In research methodology, pre-registration means declaring your hypothesis, metrics, and success criteria before running the evaluation. Without pre-registration, it is too easy to shift the goalposts after seeing the results. "We were looking for 90% accuracy but found that precision is a better metric for this use case" may be true, but it may also be post-hoc rationalisation.

Pre-registration is not bureaucracy. It is the mechanism that prevents you from unconsciously finding the result you wanted.

Dr Tania Wolfgramm

Chief Research Officer

Train-Test Contamination

The most technically damaging error: evaluating on data that the system has seen during development. This happens more often than people admit, particularly in RAG systems where the retrieval corpus and the test set overlap. The model retrieves the right answer because it has seen the right answer, not because it can generalise.

Proper evaluation requires a held-out test set that was never used during development, tuning, or prompt iteration.

Building Frameworks That Hold Up

Step 1: Define the Evaluation Question

What are you actually trying to learn? Common evaluation questions:

Does this system produce accurate outputs? (accuracy evaluation)
Does this system produce outputs that users trust and act on? (utility evaluation)
Does this system perform consistently across different input types? (robustness evaluation)
Does this system degrade gracefully when inputs are unusual? (edge-case evaluation)

Each question requires a different methodology. A framework that tries to answer all of them at once usually answers none of them well.

Step 2: Pre-Register Success Criteria

Before running the evaluation, document:

The specific metrics you will measure
The thresholds that define success
The sample size required for statistical confidence
The methodology for data collection

This document should be reviewed and agreed by stakeholders before evaluation begins. Changes after the evaluation starts should be documented and justified.

Step 3: Build Representative Test Sets

Test sets must reflect the actual distribution of inputs the system will encounter. This means:

Including easy, medium, and hard cases in realistic proportions
Including edge cases and adversarial inputs
Including inputs from all user segments and use cases
Ensuring no overlap with development data

For enterprise AI, building a good test set is often more work than building the evaluation framework. It is also more valuable.

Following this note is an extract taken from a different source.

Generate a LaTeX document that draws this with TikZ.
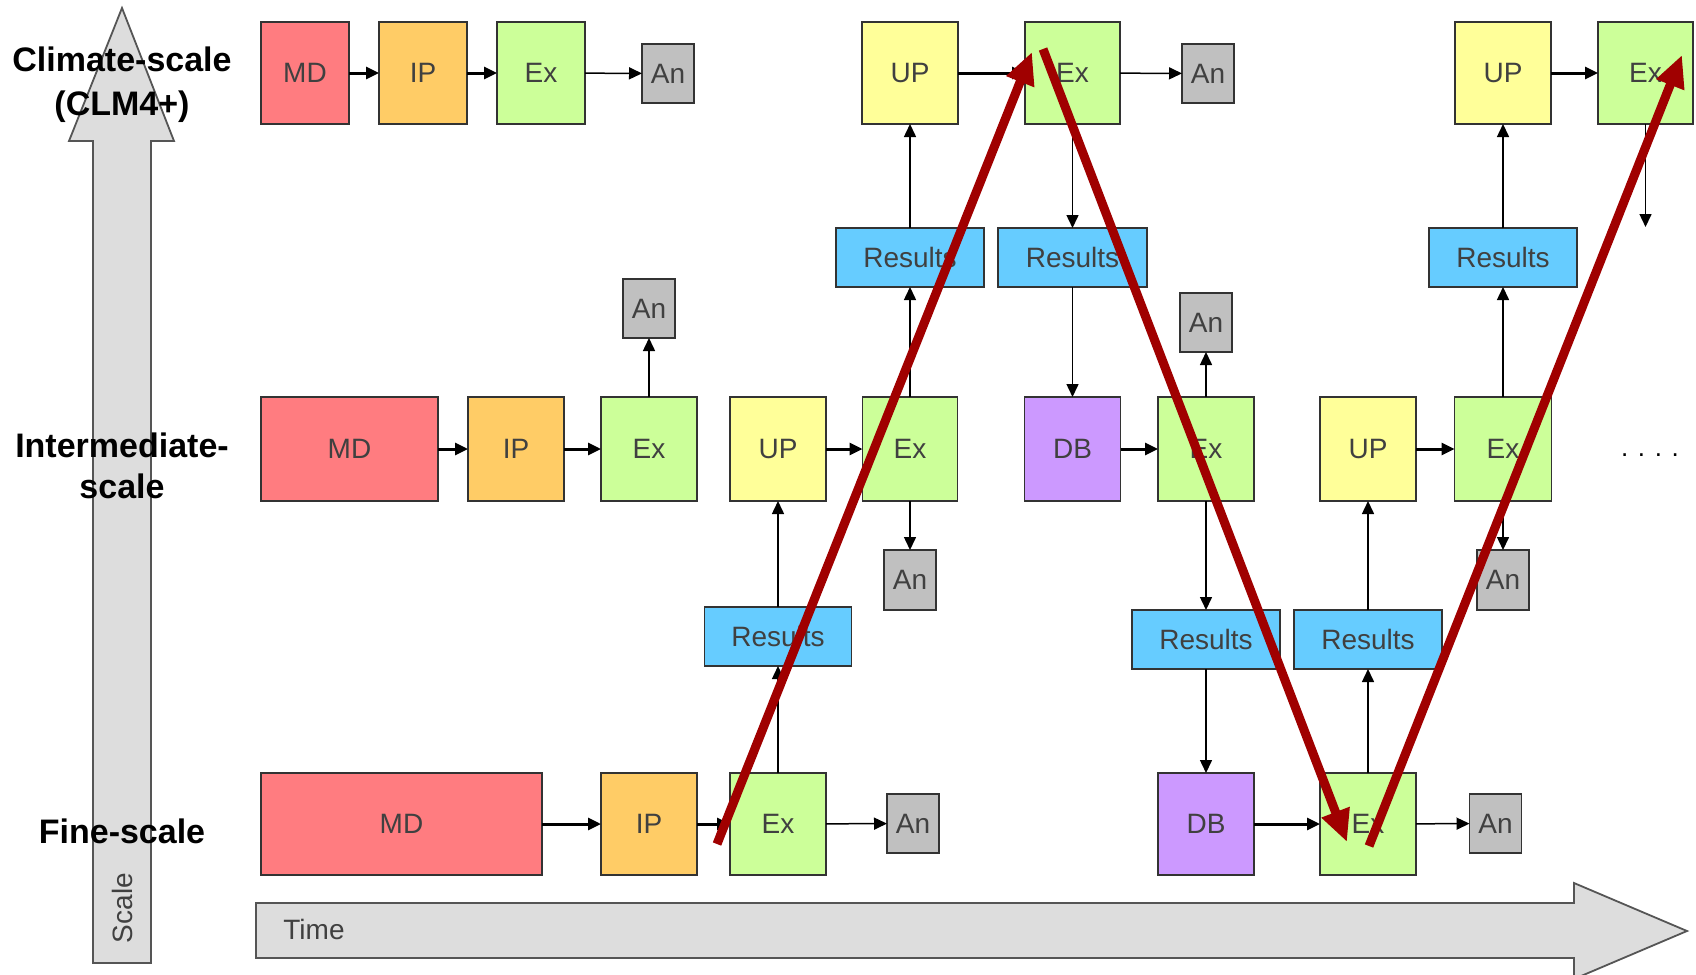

Step 4: Measure System Performance, Not Just Model Performance

Extend evaluation beyond model accuracy to include:

End-to-end latency (does the system respond fast enough for the workflow?)
Output actionability (can users act on the output without significant rework?)
Error recovery (when the system is wrong, how quickly is the error caught?)
User confidence (do users trust the output enough to rely on it?)

Step 5: Report With Transparency

An evaluation report should include:

Methodology description sufficient for reproduction
Raw results with confidence intervals
Known limitations and potential biases
Comparison to baseline (human performance, previous system, or no system)

Rigorous evaluation is not about making AI look bad. It is about building justified confidence in systems that enterprises depend on. A framework that survives scrutiny gives stakeholders something vendor demos cannot: a defensible basis for decision-making.